Include the line containing "0.3, 0.33, 0.36, 0.39, 0.42, 0.45, 0.48, 0.51, 0.54, 0.57]" and all lines before it, repeated exactly from the listing below, without pictures.

# Supplied material
# # # # #

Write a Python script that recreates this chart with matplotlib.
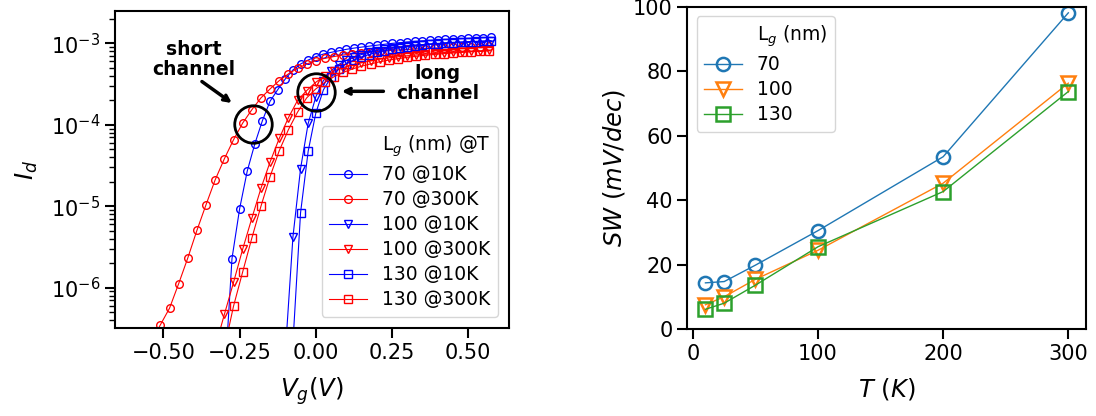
import matplotlib
matplotlib.use("Agg")
import matplotlib.pyplot as plt
from matplotlib.ticker import MultipleLocator
import numpy as np

nan = np.nan

# gate voltage sweeps (10K runs: 25 mV step, 300K runs: 30 mV step)
vg_10k = [-0.6, -0.575, -0.55, -0.525, -0.5, -0.475, -0.45, -0.425, -0.4, -0.375,
          -0.35, -0.325, -0.3, -0.275, -0.25, -0.225, -0.2, -0.175, -0.15, -0.125,
          -0.1, -0.075, -0.05, -0.025, 0.0, 0.025, 0.05, 0.075, 0.1, 0.125,
          0.15, 0.175, 0.2, 0.225, 0.25, 0.275, 0.3, 0.325, 0.35, 0.375,
          0.4, 0.425, 0.45, 0.475, 0.5, 0.525, 0.55, 0.575]
vg_300k = [-0.6, -0.57, -0.54, -0.51, -0.48, -0.45, -0.42, -0.39, -0.36, -0.33,
           -0.3, -0.27, -0.24, -0.21, -0.18, -0.15, -0.12, -0.09, -0.06, -0.03,
           0.0, 0.03, 0.06, 0.09, 0.12, 0.15, 0.18, 0.21, 0.24, 0.27,
           0.3, 0.33, 0.36, 0.39, 0.42, 0.45, 0.48, 0.51, 0.54, 0.57]

id_70_10k = [nan] * 12 + [6.5e-8, 2.28e-6, 9.3e-6, 2.7e-5, 5.85e-5, 1.13e-4, 1.95e-4, 2.7e-4,
             3.66e-4, 4.72e-4, 5.58e-4, 6.25e-4, 6.87e-4, 7.4e-4, 7.76e-4, 8.1e-4, 8.45e-4, 8.75e-4,
             9.0e-4, 9.25e-4, 9.5e-4, 9.75e-4, 1.0e-3, 1.02e-3, 1.04e-3, 1.06e-3, 1.075e-3, 1.09e-3,
             1.105e-3, 1.12e-3, 1.13e-3, 1.14e-3, 1.155e-3, 1.165e-3, 1.175e-3, 1.185e-3]
id_100_10k = [nan] * 20 + [1.6e-7, 4.2e-6, 2.89e-5, 1.04e-4, 2.2e-4, 3.49e-4, 4.6e-4, 5.5e-4,
              6.2e-4, 6.8e-4, 7.3e-4, 7.75e-4, 8.15e-4, 8.5e-4, 8.8e-4, 9.05e-4, 9.3e-4, 9.5e-4,
              9.68e-4, 9.85e-4, 1.0e-3, 1.015e-3, 1.03e-3, 1.04e-3, 1.05e-3, 1.06e-3, 1.07e-3, 1.08e-3]
id_130_10k = [nan] * 21 + [2.1e-7, 8.3e-6, 4.74e-5, 1.39e-4, 2.69e-4, 3.83e-4, 4.8e-4,
              5.6e-4, 6.25e-4, 6.8e-4, 7.3e-4, 7.75e-4, 8.15e-4, 8.5e-4, 8.8e-4, 9.05e-4, 9.3e-4,
              9.5e-4, 9.7e-4, 9.85e-4, 1.0e-3, 1.015e-3, 1.03e-3, 1.04e-3, 1.05e-3, 1.06e-3, 1.07e-3]

id_70_300k = [nan, nan, 2.2e-7, 3.5e-7, 5.6e-7, 1.12e-6, 2.32e-6, 5.07e-6, 1.05e-5, 2.12e-5,
              3.83e-5, 6.55e-5, 1.05e-4, 1.53e-4, 2.14e-4, 2.76e-4, 3.49e-4, 4.22e-4, 4.94e-4, 5.58e-4,
              6.14e-4, 6.55e-4, 6.9e-4, 7.2e-4, 7.45e-4, 7.65e-4, 7.85e-4, 8.0e-4, 8.15e-4, 8.3e-4,
              8.42e-4, 8.54e-4, 8.65e-4, 8.75e-4, 8.85e-4, 8.93e-4, 9.0e-4, 9.07e-4, 9.13e-4, 9.2e-4]
id_100_300k = [nan] * 9 + [1.86e-7,
               4.7e-7, 1.16e-6, 2.97e-6, 7.1e-6, 1.66e-5, 3.5e-5, 6.8e-5, 1.22e-4, 1.99e-4, 2.63e-4,
               3.33e-4, 4.02e-4, 4.6e-4, 5.05e-4, 5.45e-4, 5.8e-4, 6.1e-4, 6.4e-4, 6.65e-4, 6.85e-4,
               7.05e-4, 7.22e-4, 7.38e-4, 7.52e-4, 7.65e-4, 7.78e-4, 7.9e-4, 8.0e-4, 8.1e-4, 8.2e-4]
id_130_300k = [nan] * 10 + [
               1.8e-7, 5.93e-7, 1.56e-6, 4.05e-6, 1.0e-5, 2.32e-5, 4.8e-5, 8.7e-5, 1.43e-4, 2.14e-4,
               2.76e-4, 3.33e-4, 3.9e-4, 4.4e-4, 4.85e-4, 5.25e-4, 5.6e-4, 5.95e-4, 6.25e-4, 6.5e-4,
               6.75e-4, 6.95e-4, 7.15e-4, 7.32e-4, 7.48e-4, 7.62e-4, 7.75e-4, 7.88e-4, 8.0e-4, 8.1e-4]

# subthreshold swing vs temperature
temps = [10, 25, 50, 100, 200, 300]
sw_70 = [14.4, 14.8, 19.9, 30.6, 53.5, 98.1]
sw_100 = [7.6, 10.1, 15.5, 24.5, 45.3, 76.3]
sw_130 = [6.2, 8.1, 13.7, 25.6, 42.7, 73.7]

TICK_FS = 15
LABEL_FS = 17.5
LEG_FS = 13.5
plt.rcParams['axes.linewidth'] = 1.5

fig = plt.figure(figsize=(10.96, 4.16), dpi=100)
ax1 = fig.add_axes([0.1049, 0.2115, 0.3595, 0.7621])
ax2 = fig.add_axes([0.6271, 0.2084, 0.3642, 0.7755])

ax1.plot([], [], ' ', label='L$_g$ (nm) @T')
curves = [
    (vg_10k, id_70_10k, 'blue', 'o', '70 @10K'),
    (vg_300k, id_70_300k, 'red', 'o', '70 @300K'),
    (vg_10k, id_100_10k, 'blue', 'v', '100 @10K'),
    (vg_300k, id_100_300k, 'red', 'v', '100 @300K'),
    (vg_10k, id_130_10k, 'blue', 's', '130 @10K'),
    (vg_300k, id_130_300k, 'red', 's', '130 @300K'),
]
for vg, idv, c, m, lab in curves:
    ax1.plot(vg, idv, color=c, marker=m, mfc='none', mec=c, ms=5.5, mew=1.0,
             lw=0.8, label=lab)

ax1.set_yscale('log')
ax1.set_ylim(3.2e-7, 2.5e-3)
ax1.set_xlim(-0.659, 0.634)
ax1.xaxis.set_major_locator(MultipleLocator(0.25))
ax1.set_xlabel('$V_g(V)$', fontsize=LABEL_FS, labelpad=9)
ax1.set_ylabel('$I_d$', fontsize=LABEL_FS, labelpad=8)
ax1.tick_params(which='major', length=7, width=1.5, labelsize=TICK_FS)
ax1.tick_params(which='minor', length=4, width=1.0)
ax1.legend(loc='lower right', fontsize=LEG_FS, handlelength=2.0, labelspacing=0.32,
           borderaxespad=0.6)

# highlight circles and labels
ax1.plot(-0.2075, 1.02e-4, 'o', ms=27, mfc='none', mec='black', mew=2)
ax1.plot(0.001, 2.52e-4, 'o', ms=27, mfc='none', mec='black', mew=2)
ax1.text(-0.399, 6.3e-4, 'short\nchannel', ha='center', va='center',
         fontsize=LEG_FS, fontweight='bold', linespacing=1.1)
ax1.text(0.399, 3.2e-4, 'long\nchannel', ha='center', va='center',
         fontsize=LEG_FS, fontweight='bold', linespacing=1.1)
ax1.annotate('', xy=(-0.268, 1.77e-4), xytext=(-0.381, 3.56e-4),
             arrowprops=dict(arrowstyle='->', lw=2.5, color='black'))
ax1.annotate('', xy=(0.076, 2.58e-4), xytext=(0.231, 2.58e-4),
             arrowprops=dict(arrowstyle='->', lw=2.5, color='black'))

ax2.plot([], [], ' ', label='L$_g$ (nm)')
ax2.plot(temps, sw_70, marker='o', color='C0', mfc='none', ms=9.5, mew=1.8, lw=1, label='70')
ax2.plot(temps, sw_100, marker='v', color='C1', mfc='none', ms=9.5, mew=1.8, lw=1, label='100')
ax2.plot(temps, sw_130, marker='s', color='C2', mfc='none', ms=9.5, mew=1.8, lw=1, label='130')
ax2.set_ylim(0, 100)
ax2.xaxis.set_major_locator(MultipleLocator(100))
ax2.set_xlabel('$T\\ (K)$', fontsize=LABEL_FS, labelpad=9)
ax2.set_ylabel('$SW\\ (mV/dec)$', fontsize=LABEL_FS)
ax2.tick_params(which='major', length=7, width=1.5, labelsize=TICK_FS)
ax2.legend(loc='upper left', fontsize=LEG_FS, labelspacing=0.32)

fig.savefig('out.png', dpi=100)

# # # # #

# Full output
Write a Python script that recreates this chart with matplotlib.
import matplotlib
matplotlib.use("Agg")
import matplotlib.pyplot as plt
from matplotlib.ticker import MultipleLocator
import numpy as np

nan = np.nan

# gate voltage sweeps (10K runs: 25 mV step, 300K runs: 30 mV step)
vg_10k = [-0.6, -0.575, -0.55, -0.525, -0.5, -0.475, -0.45, -0.425, -0.4, -0.375,
          -0.35, -0.325, -0.3, -0.275, -0.25, -0.225, -0.2, -0.175, -0.15, -0.125,
          -0.1, -0.075, -0.05, -0.025, 0.0, 0.025, 0.05, 0.075, 0.1, 0.125,
          0.15, 0.175, 0.2, 0.225, 0.25, 0.275, 0.3, 0.325, 0.35, 0.375,
          0.4, 0.425, 0.45, 0.475, 0.5, 0.525, 0.55, 0.575]
vg_300k = [-0.6, -0.57, -0.54, -0.51, -0.48, -0.45, -0.42, -0.39, -0.36, -0.33,
           -0.3, -0.27, -0.24, -0.21, -0.18, -0.15, -0.12, -0.09, -0.06, -0.03,
           0.0, 0.03, 0.06, 0.09, 0.12, 0.15, 0.18, 0.21, 0.24, 0.27,
           0.3, 0.33, 0.36, 0.39, 0.42, 0.45, 0.48, 0.51, 0.54, 0.57]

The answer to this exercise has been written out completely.